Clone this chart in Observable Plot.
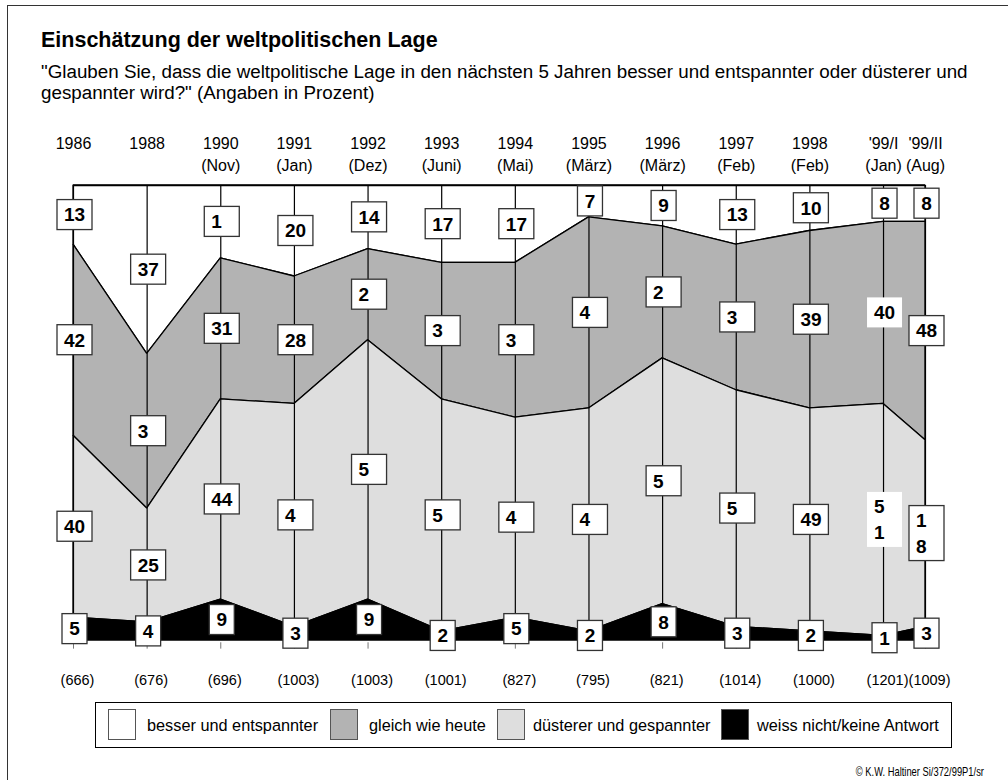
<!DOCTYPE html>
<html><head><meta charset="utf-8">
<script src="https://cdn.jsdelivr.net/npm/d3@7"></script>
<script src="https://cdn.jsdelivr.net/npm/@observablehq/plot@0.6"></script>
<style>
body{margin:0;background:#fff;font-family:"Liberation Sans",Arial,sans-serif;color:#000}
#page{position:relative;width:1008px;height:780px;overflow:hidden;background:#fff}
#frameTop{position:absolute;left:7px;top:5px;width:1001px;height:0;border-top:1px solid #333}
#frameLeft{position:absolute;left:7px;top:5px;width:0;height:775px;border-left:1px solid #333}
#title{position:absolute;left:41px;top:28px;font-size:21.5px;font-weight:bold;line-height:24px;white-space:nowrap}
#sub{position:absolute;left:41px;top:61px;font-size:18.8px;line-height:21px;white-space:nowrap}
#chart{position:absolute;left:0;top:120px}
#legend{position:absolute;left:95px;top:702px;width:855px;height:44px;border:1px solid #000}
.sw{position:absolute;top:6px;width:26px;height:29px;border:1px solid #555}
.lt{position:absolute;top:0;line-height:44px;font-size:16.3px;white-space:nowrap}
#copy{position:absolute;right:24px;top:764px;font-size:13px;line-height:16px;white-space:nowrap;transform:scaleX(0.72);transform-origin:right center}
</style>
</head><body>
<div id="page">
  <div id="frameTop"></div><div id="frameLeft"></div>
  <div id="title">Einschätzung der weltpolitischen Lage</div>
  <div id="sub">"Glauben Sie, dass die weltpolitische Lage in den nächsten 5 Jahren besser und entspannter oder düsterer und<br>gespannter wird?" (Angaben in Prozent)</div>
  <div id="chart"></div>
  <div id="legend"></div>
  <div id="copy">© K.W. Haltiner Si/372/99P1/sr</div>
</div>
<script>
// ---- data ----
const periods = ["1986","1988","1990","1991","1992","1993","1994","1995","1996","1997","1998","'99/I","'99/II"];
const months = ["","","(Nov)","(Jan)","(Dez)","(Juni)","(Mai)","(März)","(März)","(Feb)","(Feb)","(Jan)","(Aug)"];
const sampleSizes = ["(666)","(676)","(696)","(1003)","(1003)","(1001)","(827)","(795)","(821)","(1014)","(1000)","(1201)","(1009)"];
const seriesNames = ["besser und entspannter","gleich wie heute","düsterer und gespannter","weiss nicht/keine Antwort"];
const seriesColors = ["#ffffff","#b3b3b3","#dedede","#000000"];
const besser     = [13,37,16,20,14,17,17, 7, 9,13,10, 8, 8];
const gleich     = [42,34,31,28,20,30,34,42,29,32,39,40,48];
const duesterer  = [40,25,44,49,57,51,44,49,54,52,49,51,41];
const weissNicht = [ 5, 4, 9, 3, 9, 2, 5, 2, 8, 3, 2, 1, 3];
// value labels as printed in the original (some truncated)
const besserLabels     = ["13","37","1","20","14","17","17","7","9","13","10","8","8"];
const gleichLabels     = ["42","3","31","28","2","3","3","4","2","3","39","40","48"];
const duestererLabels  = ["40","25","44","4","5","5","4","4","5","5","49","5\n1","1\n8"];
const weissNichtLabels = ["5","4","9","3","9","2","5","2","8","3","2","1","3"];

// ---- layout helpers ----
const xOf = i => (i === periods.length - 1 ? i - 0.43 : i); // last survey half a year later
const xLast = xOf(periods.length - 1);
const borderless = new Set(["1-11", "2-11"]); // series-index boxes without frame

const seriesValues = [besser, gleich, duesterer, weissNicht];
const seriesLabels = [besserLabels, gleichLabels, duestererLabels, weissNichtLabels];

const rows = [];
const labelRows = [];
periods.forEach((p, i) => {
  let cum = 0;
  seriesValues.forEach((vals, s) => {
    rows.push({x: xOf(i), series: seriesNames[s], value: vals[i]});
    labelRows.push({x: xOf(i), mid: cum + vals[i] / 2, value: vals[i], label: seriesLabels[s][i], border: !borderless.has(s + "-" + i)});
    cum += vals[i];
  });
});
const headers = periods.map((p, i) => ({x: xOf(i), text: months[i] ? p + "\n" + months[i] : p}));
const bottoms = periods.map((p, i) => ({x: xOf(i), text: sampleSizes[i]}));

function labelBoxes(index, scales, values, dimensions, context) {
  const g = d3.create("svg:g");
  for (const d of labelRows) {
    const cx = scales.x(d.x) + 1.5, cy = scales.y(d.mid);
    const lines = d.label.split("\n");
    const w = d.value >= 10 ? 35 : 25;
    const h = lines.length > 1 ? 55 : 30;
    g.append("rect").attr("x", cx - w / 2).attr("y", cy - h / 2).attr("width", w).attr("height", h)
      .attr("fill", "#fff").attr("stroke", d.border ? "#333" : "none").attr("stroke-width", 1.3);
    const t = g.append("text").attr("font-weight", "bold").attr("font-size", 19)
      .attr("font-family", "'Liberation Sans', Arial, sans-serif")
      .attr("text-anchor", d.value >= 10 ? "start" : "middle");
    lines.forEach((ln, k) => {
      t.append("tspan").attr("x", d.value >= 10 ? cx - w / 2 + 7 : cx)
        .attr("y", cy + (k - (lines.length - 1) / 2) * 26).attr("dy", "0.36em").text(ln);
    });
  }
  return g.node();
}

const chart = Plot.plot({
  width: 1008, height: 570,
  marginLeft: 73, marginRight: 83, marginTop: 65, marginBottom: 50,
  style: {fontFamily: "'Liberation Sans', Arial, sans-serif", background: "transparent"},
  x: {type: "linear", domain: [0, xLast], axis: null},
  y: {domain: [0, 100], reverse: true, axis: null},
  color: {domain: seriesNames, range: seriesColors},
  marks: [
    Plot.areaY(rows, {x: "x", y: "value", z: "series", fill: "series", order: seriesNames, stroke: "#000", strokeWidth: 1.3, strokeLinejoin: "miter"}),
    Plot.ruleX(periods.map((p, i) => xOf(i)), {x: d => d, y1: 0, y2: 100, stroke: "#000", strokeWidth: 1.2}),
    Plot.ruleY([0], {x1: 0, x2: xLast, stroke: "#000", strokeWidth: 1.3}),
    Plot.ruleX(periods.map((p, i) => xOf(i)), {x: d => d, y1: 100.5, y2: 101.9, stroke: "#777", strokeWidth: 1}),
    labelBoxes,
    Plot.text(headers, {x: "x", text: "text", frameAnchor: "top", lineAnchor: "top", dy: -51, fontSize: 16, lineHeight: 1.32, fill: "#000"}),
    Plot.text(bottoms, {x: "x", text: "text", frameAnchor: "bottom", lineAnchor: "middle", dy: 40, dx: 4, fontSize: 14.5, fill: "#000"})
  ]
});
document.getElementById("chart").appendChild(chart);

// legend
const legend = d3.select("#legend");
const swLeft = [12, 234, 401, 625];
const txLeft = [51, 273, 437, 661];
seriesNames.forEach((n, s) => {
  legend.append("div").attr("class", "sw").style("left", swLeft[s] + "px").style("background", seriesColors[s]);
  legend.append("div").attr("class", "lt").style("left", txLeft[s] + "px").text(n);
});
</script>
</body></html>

- - -

• _Short problem_: Omit the pictures, then quote the rest of the material above exactly.

• _The response_:
Clone this chart in Observable Plot.
<!DOCTYPE html>
<html><head><meta charset="utf-8">
<script src="https://cdn.jsdelivr.net/npm/d3@7"></script>
<script src="https://cdn.jsdelivr.net/npm/@observablehq/plot@0.6"></script>
<style>
body{margin:0;background:#fff;font-family:"Liberation Sans",Arial,sans-serif;color:#000}
#page{position:relative;width:1008px;height:780px;overflow:hidden;background:#fff}
#frameTop{position:absolute;left:7px;top:5px;width:1001px;height:0;border-top:1px solid #333}
#frameLeft{position:absolute;left:7px;top:5px;width:0;height:775px;border-left:1px solid #333}
#title{position:absolute;left:41px;top:28px;font-size:21.5px;font-weight:bold;line-height:24px;white-space:nowrap}
#sub{position:absolute;left:41px;top:61px;font-size:18.8px;line-height:21px;white-space:nowrap}
#chart{position:absolute;left:0;top:120px}
#legend{position:absolute;left:95px;top:702px;width:855px;height:44px;border:1px solid #000}
.sw{position:absolute;top:6px;width:26px;height:29px;border:1px solid #555}
.lt{position:absolute;top:0;line-height:44px;font-size:16.3px;white-space:nowrap}
#copy{position:absolute;right:24px;top:764px;font-size:13px;line-height:16px;white-space:nowrap;transform:scaleX(0.72);transform-origin:right center}
</style>
</head><body>
<div id="page">
  <div id="frameTop"></div><div id="frameLeft"></div>
  <div id="title">Einschätzung der weltpolitischen Lage</div>
  <div id="sub">"Glauben Sie, dass die weltpolitische Lage in den nächsten 5 Jahren besser und entspannter oder düsterer und<br>gespannter wird?" (Angaben in Prozent)</div>
  <div id="chart"></div>
  <div id="legend"></div>
  <div id="copy">© K.W. Haltiner Si/372/99P1/sr</div>
</div>
<script>
// ---- data ----
const periods = ["1986","1988","1990","1991","1992","1993","1994","1995","1996","1997","1998","'99/I","'99/II"];
const months = ["","","(Nov)","(Jan)","(Dez)","(Juni)","(Mai)","(März)","(März)","(Feb)","(Feb)","(Jan)","(Aug)"];
const sampleSizes = ["(666)","(676)","(696)","(1003)","(1003)","(1001)","(827)","(795)","(821)","(1014)","(1000)","(1201)","(1009)"];
const seriesNames = ["besser und entspannter","gleich wie heute","düsterer und gespannter","weiss nicht/keine Antwort"];
const seriesColors = ["#ffffff","#b3b3b3","#dedede","#000000"];
const besser     = [13,37,16,20,14,17,17, 7, 9,13,10, 8, 8];
const gleich     = [42,34,31,28,20,30,34,42,29,32,39,40,48];
const duesterer  = [40,25,44,49,57,51,44,49,54,52,49,51,41];
const weissNicht = [ 5, 4, 9, 3, 9, 2, 5, 2, 8, 3, 2, 1, 3];
// value labels as printed in the original (some truncated)
const besserLabels     = ["13","37","1","20","14","17","17","7","9","13","10","8","8"];
const gleichLabels     = ["42","3","31","28","2","3","3","4","2","3","39","40","48"];
const duestererLabels  = ["40","25","44","4","5","5","4","4","5","5","49","5\n1","1\n8"];
const weissNichtLabels = ["5","4","9","3","9","2","5","2","8","3","2","1","3"];

// ---- layout helpers ----
const xOf = i => (i === periods.length - 1 ? i - 0.43 : i); // last survey half a year later
const xLast = xOf(periods.length - 1);
const borderless = new Set(["1-11", "2-11"]); // series-index boxes without frame

const seriesValues = [besser, gleich, duesterer, weissNicht];
const seriesLabels = [besserLabels, gleichLabels, duestererLabels, weissNichtLabels];

const rows = [];
const labelRows = [];
periods.forEach((p, i) => {
  let cum = 0;
  seriesValues.forEach((vals, s) => {
    rows.push({x: xOf(i), series: seriesNames[s], value: vals[i]});
    labelRows.push({x: xOf(i), mid: cum + vals[i] / 2, value: vals[i], label: seriesLabels[s][i], border: !borderless.has(s + "-" + i)});
    cum += vals[i];
  });
});
const headers = periods.map((p, i) => ({x: xOf(i), text: months[i] ? p + "\n" + months[i] : p}));
const bottoms = periods.map((p, i) => ({x: xOf(i), text: sampleSizes[i]}));

function labelBoxes(index, scales, values, dimensions, context) {
  const g = d3.create("svg:g");
  for (const d of labelRows) {
    const cx = scales.x(d.x) + 1.5, cy = scales.y(d.mid);
    const lines = d.label.split("\n");
    const w = d.value >= 10 ? 35 : 25;
    const h = lines.length > 1 ? 55 : 30;
    g.append("rect").attr("x", cx - w / 2).attr("y", cy - h / 2).attr("width", w).attr("height", h)
      .attr("fill", "#fff").attr("stroke", d.border ? "#333" : "none").attr("stroke-width", 1.3);
    const t = g.append("text").attr("font-weight", "bold").attr("font-size", 19)
      .attr("font-family", "'Liberation Sans', Arial, sans-serif")
      .attr("text-anchor", d.value >= 10 ? "start" : "middle");
    lines.forEach((ln, k) => {
      t.append("tspan").attr("x", d.value >= 10 ? cx - w / 2 + 7 : cx)
        .attr("y", cy + (k - (lines.length - 1) / 2) * 26).attr("dy", "0.36em").text(ln);
    });
  }
  return g.node();
}

const chart = Plot.plot({
  width: 1008, height: 570,
  marginLeft: 73, marginRight: 83, marginTop: 65, marginBottom: 50,
  style: {fontFamily: "'Liberation Sans', Arial, sans-serif", background: "transparent"},
  x: {type: "linear", domain: [0, xLast], axis: null},
  y: {domain: [0, 100], reverse: true, axis: null},
  color: {domain: seriesNames, range: seriesColors},
  marks: [
    Plot.areaY(rows, {x: "x", y: "value", z: "series", fill: "series", order: seriesNames, stroke: "#000", strokeWidth: 1.3, strokeLinejoin: "miter"}),
    Plot.ruleX(periods.map((p, i) => xOf(i)), {x: d => d, y1: 0, y2: 100, stroke: "#000", strokeWidth: 1.2}),
    Plot.ruleY([0], {x1: 0, x2: xLast, stroke: "#000", strokeWidth: 1.3}),
    Plot.ruleX(periods.map((p, i) => xOf(i)), {x: d => d, y1: 100.5, y2: 101.9, stroke: "#777", strokeWidth: 1}),
    labelBoxes,
    Plot.text(headers, {x: "x", text: "text", frameAnchor: "top", lineAnchor: "top", dy: -51, fontSize: 16, lineHeight: 1.32, fill: "#000"}),
    Plot.text(bottoms, {x: "x", text: "text", frameAnchor: "bottom", lineAnchor: "middle", dy: 40, dx: 4, fontSize: 14.5, fill: "#000"})
  ]
});
document.getElementById("chart").appendChild(chart);

// legend
const legend = d3.select("#legend");
const swLeft = [12, 234, 401, 625];
const txLeft = [51, 273, 437, 661];
seriesNames.forEach((n, s) => {
  legend.append("div").attr("class", "sw").style("left", swLeft[s] + "px").style("background", seriesColors[s]);
  legend.append("div").attr("class", "lt").style("left", txLeft[s] + "px").text(n);
});
</script>
</body></html>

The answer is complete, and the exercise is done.